Pakistani and Afghan media are reporting that Afghan Taliban leaders visited China for talks with Chinese officials late last year. Pakistan’s The News International, citing a report from the Afghan Islamic Press, reported that two Taliban representatives traveled to China in November. The purpose of the trip was to “share the Islamic Emirate’s stance with China,” according to a Taliban official. The delegation was reportedly led by Qari Din Muhammad, who is based at the Taliban office in Doha, Qatar (and has been involved in Afghan peace talks before).
The visit by Taliban members came on the heels of the 2014 Istanbul Process ministerial conference, held in China on October 31. That meeting coincided with Afghan President Ashraf Ghani’s inaugural visit to China, with Beijing pledging to provide Afghanistan 2 billion RMB ($327 million) in aid through 2017. Chinese President Xi Jinping promised to open “a new era of cooperation in China-Afghanistan relations” while Ghani indicated Kabul’s interest in working with China during the Afghan rebuilding process.
China-Afghanistan cooperation is determined largely by the stability of the security situation – and here the Afghan Taliban remains a major threat. Accordingly, in November 2014 China offered to mediate talks between the Afghan government and the Taliban, a plan that would greatly increase Beijing’s involvement in the political side of the Afghan rebuilding process (to date, China’s interest has been mostly economic). According to Reuters’ report, based on Chinese government documents, the proposed forum would bring together officials from the Afghan, Pakistani, and Chinese governments as well as Taliban leaders. Under the plan, China “would invite the Taliban to China if Afghanistan agreed to it,” one Afghan official told Reuters.
Around the same time, Ambassador Sun Yuxi, China’s special envoy to Afghanistan and Pakistan, told the BBC that China “would welcome the Taliban in any neutral venue such as in China.
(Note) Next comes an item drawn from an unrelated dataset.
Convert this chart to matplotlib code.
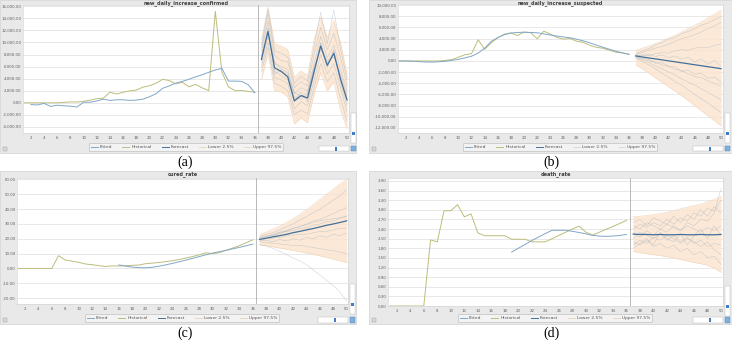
# plot.py
import numpy as np
import matplotlib.pyplot as plt
from matplotlib.patches import Rectangle
from matplotlib.lines import Line2D
from matplotlib.ticker import FuncFormatter

W, H = 732, 342
nan = np.nan

days_hist = list(range(1, 37))
days_fc = list(range(37, 51))
xtick_days = list(range(2, 51, 2))
legend_labels = ["Fitted", "Historical", "Forecast", "Lower 2.5%", "Upper 97.5%"]

# (a) new_daily_increase_confirmed
hist_a = [0, 0, 0, 0, 0, 0, 77, 149, 131, 259, 444, 688, 769, 1771, 1459, 1737, 1982, 2102,
          2590, 2829, 3235, 3887, 3694, 3143, 3399, 2656, 3062, 2478, 2015, 15152, 5090, 2641,
          2009, 2048, 1886, 1749]
fit_a = [nan, -300, -350, -100, -600, -400, -500, -550, -700, 100, 100, 300, 600, 400, 500, 500,
         400, 450, 600, 1000, 1500, 2400, 2800, 3250, 3550, 3900, 4300, 4650, 5050, 5450, 5700,
         3600, 3600, 3550, 3000, 1650]
fc_a = [7200, 11800, 5800, 5200, 4300, 300, 1200, 800, 5200, 9400, 6200, 8200, 4000, 500]
lo_a = [3800, 8200, 2000, 1800, 1000, -3500, -2500, -3300, 1500, 5000, 2000, 3500, -1200, -4300]
hi_a = [10500, 15800, 9800, 9400, 8800, 4200, 5300, 4500, 10500, 14200, 10800, 13600, 10000, 4800]
paths_a = [
    [8500, 13500, 6500, 6000, 5500, 1500, 2500, 2000, 6500, 11000, 7500, 9500, 5500, 2000],
    [6000, 10000, 4200, 3800, 3200, -1000, 200, -500, 3800, 8000, 4800, 6500, 2500, -1500],
    [9000, 14800, 7800, 7000, 6800, 2500, 3500, 2800, 8000, 12500, 8800, 11500, 7500, 2800],
    [5200, 9200, 3200, 2800, 2000, -2000, -1200, -1800, 2600, 6500, 3500, 5000, 800, -3000],
    [7800, 12500, 5200, 4500, 3800, 500, 1800, 200, 4800, 10000, 5800, 8800, 3800, 200],
    [6600, 11000, 6800, 5600, 5000, 1000, 600, 1400, 6000, 8800, 7000, 7600, 4800, 1200],
    [9600, 15500, 8600, 8200, 7600, 3200, 4400, 3600, 9400, 15000, 9800, 15400, 9000, 3800],
    [7000, 12200, 4800, 5400, 4600, 1800, 1000, 1700, 5600, 9800, 6600, 8600, 3300, -400],
]

# (b) new_daily_increase_suspected
hist_b = [0, 0, 0, 0, 0, 0, 0, 100, 250, 680, 1118, 1309, 3806, 2077, 3248, 4148, 4812, 5019,
          4562, 5173, 5072, 3971, 5328, 4833, 4214, 3916, 4008, 3536, 3342, 2807, 2450, 2277,
          1918, 1563, 1432, 1185]
fit_b = [0, 0, -50, -120, -180, -200, -150, -50, 100, 300, 550, 850, 1400, 2300, 3500, 4200,
         4700, 5000, 5100, 5150, 5100, 5050, 4850, 4650, 4450, 4300, 4150, 3900, 3600, 3250,
         2850, 2450, 2100, 1750, 1450, 1200]
fc_b = [900, 720, 540, 370, 200, 20, -150, -330, -500, -680, -850, -1030, -1200, -1380]
lo_b = [-700, -1400, -2200, -3000, -3800, -4600, -5400, -6200, -7100, -8000, -8900, -9800,
        -10700, -11600]
hi_b = [1900, 2300, 2700, 3100, 3600, 4100, 4600, 5200, 5800, 6400, 7000, 7700, 8400, 9100]
paths_b = [
    [1200, 1500, 1900, 2300, 2600, 3000, 3500, 4000, 4300, 4700, 5200, 5800, 6300, 6900],
    [600, 200, -300, -900, -1400, -2000, -2500, -3200, -3800, -4300, -5000, -5600, -6300, -7000],
    [1000, 1100, 1000, 1300, 1500, 1400, 1800, 2000, 1900, 2300, 2500, 2400, 2800, 3000],
    [700, 400, 0, -200, -700, -1000, -1500, -1700, -2300, -2800, -3000, -3600, -4000, -4500],
    [1300, 1800, 2200, 2900, 3300, 3900, 4200, 4900, 5300, 5800, 6400, 6800, 7400, 8000],
    [400, -100, -700, -1400, -2200, -2900, -3700, -4300, -5200, -6000, -6800, -7500, -8400, -9200],
    [1100, 900, 1200, 800, 1100, 600, 900, 300, 700, -200, 400, -600, 100, -900],
    [800, 500, 300, -400, -300, -900, -1100, -1900, -1600, -2400, -2200, -3100, -2900, -3700],
]

# (c) cured_rate
hist_c = [0, 0, 0, 0, 0, 0, 8.6, 5.7, 4.9, 4.1, 3.0, 2.5, 1.9, 1.3, 1.7, 1.6, 1.8, 2.1, 2.3,
          3.2, 3.6, 4.0, 4.6, 5.2, 6.0, 7.0, 8.0, 9.2, 10.5, 10.0, 10.6, 12.2, 13.8, 15.4, 17.3,
          19.3]
fit_c = [nan] * 15 + [2.4, 1.6, 0.9, 0.5, 0.4, 0.8, 1.5, 2.4, 3.4, 4.5, 5.6, 6.8, 8.0, 9.2,
                      10.3, 11.3, 12.2, 13.2, 14.2, 15.3, 16.4]
fc_c = [19.6, 20.4, 21.3, 22.1, 23.0, 24.1, 25.0, 26.0, 26.9, 28.0, 29.1, 30.0, 31.0, 32.1]
lo_c = [16, 15.3, 14.5, 13.7, 13, 12.2, 11.3, 10.5, 9.5, 8.5, 7.5, 6.3, 5.2, 4]
hi_c = [23, 24.5, 26.5, 28.5, 31, 33.5, 36.5, 39.5, 43, 46.5, 50, 53.5, 57, 60]
paths_c = [
    [20.5, 21.5, 23, 24.5, 25.5, 27, 28.5, 29.5, 31, 32, 33, 33.5, 34, 35],
    [16, 15, 13.5, 11.5, 9.5, 7, 5, 2.5, -1, -4.5, -8, -11.5, -16, -22],
    [21.5, 23, 24, 26, 28, 30, 32.5, 35, 37.5, 40, 43, 46, 49, 53],
    [18, 17.5, 17, 16.5, 16, 15.5, 15.5, 15, 14, 13.5, 12.5, 12, 11, 10],
    [19, 20, 20.5, 21, 22, 22.5, 23, 23, 24, 25, 25, 26, 27, 27],
    [20, 21.5, 22, 24, 25, 27, 28, 30, 32, 33, 35, 37, 39, 41],
    [18.5, 19, 18, 19.5, 18.5, 20, 19, 21, 20, 22, 21, 23, 22, 24],
    [21, 22, 22.5, 23.5, 25, 25.5, 27, 27.5, 29, 30, 31.5, 32, 34, 35.5],
]

# (d) death_rate
hist_d = [0, 0, 0, 0, 0, 0, 2.06, 2.0, 2.97, 2.97, 3.16, 2.78, 2.87, 2.28, 2.19, 2.19, 2.19,
          2.19, 2.08, 2.08, 2.08, 2.0, 2.0, 2.0, 2.1, 2.2, 2.3, 2.4, 2.49, 2.3, 2.21, 2.3, 2.39,
          2.48, 2.57, 2.67]
fit_d = [nan] * 18 + [1.68, 1.80, 1.92, 2.04, 2.15, 2.26, 2.36, 2.36, 2.36, 2.33, 2.29, 2.25,
                      2.20, 2.18, 2.17, 2.18, 2.20, 2.23]
fc_d = [2.24, 2.23, 2.23, 2.22, 2.23, 2.22, 2.22, 2.23, 2.22, 2.22, 2.23, 2.22, 2.22, 2.23]
lo_d = [1.70, 1.66, 1.63, 1.60, 1.57, 1.54, 1.50, 1.45, 1.40, 1.36, 1.32, 1.27, 1.18, 1.05]
hi_d = [2.78, 2.80, 2.82, 2.85, 2.88, 2.92, 2.97, 3.03, 3.08, 3.13, 3.18, 3.25, 3.32, 3.42]
paths_d = [
    [2.4, 2.55, 2.45, 2.6, 2.5, 2.7, 2.55, 2.75, 2.65, 2.9, 2.8, 3.05, 2.95, 3.3],
    [2.0, 1.9, 2.05, 1.85, 1.95, 1.8, 1.9, 1.7, 1.8, 1.6, 1.7, 1.5, 1.55, 1.3],
    [2.3, 2.15, 2.35, 2.2, 2.4, 2.3, 2.5, 2.35, 2.6, 2.5, 2.7, 2.65, 2.9, 3.65],
    [2.1, 2.3, 2.2, 2.1, 2.25, 2.05, 2.2, 2.0, 2.15, 1.95, 2.05, 1.85, 1.95, 1.9],
    [2.5, 2.4, 2.6, 2.5, 2.4, 2.55, 2.45, 2.35, 2.5, 2.4, 2.3, 2.45, 2.35, 2.5],
    [1.9, 2.05, 1.95, 2.15, 2.05, 2.2, 2.1, 1.95, 2.1, 2.0, 1.85, 2.0, 1.75, 1.6],
    [2.6, 2.7, 2.5, 2.75, 2.65, 2.55, 2.8, 2.6, 2.85, 2.7, 3.0, 2.8, 3.1, 2.9],
    [1.8, 1.95, 2.1, 1.9, 2.3, 2.1, 2.0, 2.25, 1.9, 2.2, 2.4, 2.1, 2.5, 2.2],
]

C_HIST = "#bdbd7c"
C_FIT = "#80a7c8"
C_FC = "#41709c"
C_PATH = "#93a8bd"
C_BAND = "#fbe4cf"
C_FRAME = "#e9e9e9"


def frac(x0, y0, x1, y1):
    # pixel box (top-left origin) -> figure fraction rect
    return [x0 / W, 1 - y1 / H, (x1 - x0) / W, (y1 - y0) / H]


def box(fig, x0, y0, x1, y1, fc, ec="none", lw=0.4, z=0):
    r = frac(x0, y0, x1, y1)
    fig.add_artist(Rectangle((r[0], r[1]), r[2], r[3], transform=fig.transFigure,
                             facecolor=fc, edgecolor=ec, linewidth=lw, zorder=z))


def panel(fig, frame, plot, title, hist, fit, fc, lo, hi, paths, ylim, yticks, xlim,
          fmt, vline, legend_c, caption, cap_xy):
    fx0, fy0, fx1, fy1 = frame
    px0, py0, px1, py1 = plot
    box(fig, fx0, fy0, fx1, fy1, C_FRAME, ec="#c8c8c8", lw=0.4, z=-5)

    ax = fig.add_axes(frac(*plot))
    ax.set_facecolor("white")
    for yv in yticks:
        ax.axhline(yv, color="#dedede", lw=0.5, zorder=0)
    ax.fill_between(days_fc, lo, hi, color=C_BAND, alpha=0.85, lw=0, zorder=1)
    ax.plot(days_fc, lo, color="#f1d4b8", lw=0.4, zorder=1)
    ax.plot(days_fc, hi, color="#f1d4b8", lw=0.4, zorder=1)
    for p in paths:
        ax.plot(days_fc, p, color=C_PATH, lw=0.3, alpha=0.6, zorder=2)
    ax.plot(days_hist, hist, color=C_HIST, lw=0.7, zorder=3)
    ax.plot(days_hist, fit, color=C_FIT, lw=0.7, zorder=4)
    ax.plot(days_fc, fc, color=C_FC, lw=0.9, zorder=5)
    if vline:
        ax.axvline(36.5, color="#a0a0a0", lw=0.5, zorder=3)

    ax.set_xlim(*xlim)
    ax.set_ylim(*ylim)
    ax.set_yticks(yticks)
    ax.yaxis.set_major_formatter(FuncFormatter(lambda v, pos: fmt.format(v)))
    ax.set_xticks(xtick_days)
    ax.tick_params(axis="both", length=0, labelsize=2.8, labelcolor="#606060", pad=1)
    ax.tick_params(axis="x", pad=2.5)
    for s in ax.spines.values():
        s.set_color("#d0d0d0")
        s.set_linewidth(0.4)

    fig.text((px0 + px1) / 2 / W, 1 - (fy0 + 3) / H, title, ha="center", va="center",
             fontsize=3.6, color="#404040", fontweight="bold")

    handles = [Line2D([], [], color=C_FIT, lw=0.7),
               Line2D([], [], color=C_HIST, lw=0.7),
               Line2D([], [], color=C_FC, lw=0.7),
               Line2D([], [], color="#e8d8c8", lw=0.7),
               Line2D([], [], color="#e8d8c8", lw=0.7)]
    leg = fig.legend(handles, legend_labels, loc="center",
                     bbox_to_anchor=(legend_c[0] / W, 1 - legend_c[1] / H),
                     ncol=5, fontsize=3.2, frameon=True, handlelength=1.6,
                     handletextpad=0.5, columnspacing=2.2, borderpad=0.35,
                     labelcolor="#555555")
    leg.get_frame().set_facecolor("#f6f6f6")
    leg.get_frame().set_edgecolor("#a8a8a8")
    leg.get_frame().set_linewidth(0.4)

    # scroll widgets of the screenshot
    box(fig, px1 + 1.5, py1 - 20, px1 + 6.5, py1 + 10, "white", ec="#b8b8b8", lw=0.3, z=5)
    box(fig, px1 + 2.5, py1 - 1, px1 + 5.5, py1 + 1.5, "#3d7fc1", z=6)
    box(fig, px1 - 30, fy1 - 7, px1, fy1 - 1.5, "white", ec="#b8b8b8", lw=0.3, z=5)
    box(fig, px1 - 14, fy1 - 6.5, px1 - 12, fy1 - 2, "#3d7fc1", z=6)
    box(fig, px1 + 1.5, fy1 - 7, px1 + 6.5, fy1 - 1.5, "#7fb0dc", ec="#4a86c0", lw=0.3, z=5)
    box(fig, fx0 + 3, fy1 - 6, fx0 + 7, fy1 - 2, "#d8d8d8", ec="#9a9a9a", lw=0.3, z=5)

    fig.text(cap_xy[0] / W, 1 - cap_xy[1] / H, caption, ha="center", va="center",
             fontsize=10, family="Liberation Serif", color="black")
    return ax


fig = plt.figure(figsize=(W / 100, H / 100), dpi=100)
fig.patch.set_facecolor("white")

panel(fig, (0, 0, 356, 153), (23, 5, 349, 133), "new_daily_increase_confirmed",
      hist_a, fit_a, fc_a, lo_a, hi_a, paths_a, (-5000, 16200),
      list(range(-4000, 16001, 2000)), (0.8, 50.3), "{:,.2f}", True,
      (186, 147), "(a)", (185, 162))

panel(fig, (369, 0, 732, 153), (398, 4, 723, 133), "new_daily_increase_suspected",
      hist_b, fit_b, fc_b, lo_b, hi_b, paths_b, (-12900, 10200),
      list(range(-12000, 10001, 2000)), (0.8, 50.3), "{:,.2f}", False,
      (560, 147), "(b)", (551, 162))

panel(fig, (0, 171, 356, 324), (17, 178, 348, 304), "cured_rate",
      hist_c, fit_c, fc_c, lo_c, hi_c, paths_c, (-24, 61),
      list(range(-20, 61, 10)), (0.8, 50.2), "{:,.2f}", True,
      (182, 318), "(c)", (185, 333))

panel(fig, (369, 171, 732, 324), (388, 178, 723, 306), "death_rate",
      hist_d, fit_d, fc_d, lo_d, hi_d, paths_d, (0, 3.99),
      [round(0.3 * i, 2) for i in range(14)], (0.7, 50.3), "{:,.2f}", True,
      (555, 318), "(d)", (551, 333))

fig.savefig("out.png", dpi=100, facecolor="white")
We will make negotiations happen but … the agenda must be proposed by President Ashraf Ghani.”
The reports emerging now from Afghan and Pakistani media suggest that China in fact hosted Taliban representatives last November, shortly after China’s proposal was first discussed at the Istanbul Process. It’s unclear to what extent Kabul was involved in these talks. Neither China nor the Afghan government has commented directly on the reports, but both sides have sent positive signals. According to Afghan Channel One TV, a spokesman for Afghanistan’s High Peace Council said, “We welcome such visits and praise them. We want to launch inter-Afghan talks.”
When asked about the reported Taliban delegation, Chinese Foreign Ministry spokesperson Hong Lei said that China “supports the ‘Afghan-led and Afghan-owned’ process toward peace and reconciliation and wishes to play a constructive role to that end.” Hong declined, however, to confirm that Taliban leaders had visited China.
Insecurity in Afghanistan is a major concern for China, which fears terrorists and militants gaining a stronghold on its western border. China’s Xinjiang province faces its own security vulnerabilities, which would be exacerbated by a prolonged conflict between the Taliban and Kabul. That immediate security concern may be why China is taking the on the unaccustomed role of mediator in internal Afghan peace talks.
Similar U.S. efforts to broker peace between the Taliban and the Afghan government achieved little, and it’s entirely possible China’s own initiative will lead to nothing. That’s what makes the talks so surprising – Beijing is not given to taking high-profile foreign policy risks. The behind-the-scenes nature of the process so far, with no formal recognition of a two-month-old meeting, speaks to intentionally lowered expectations for the Afghan peace talks, at least so far. Beijing, Kabul, and even the Taliban themselves have little to gain from trumpeting negotiations before there’s any sign talks are making progress. But keep an eye on China and Afghanistan in 2015 – this could be the relationship (and the year) that determines Afghanistan’s future.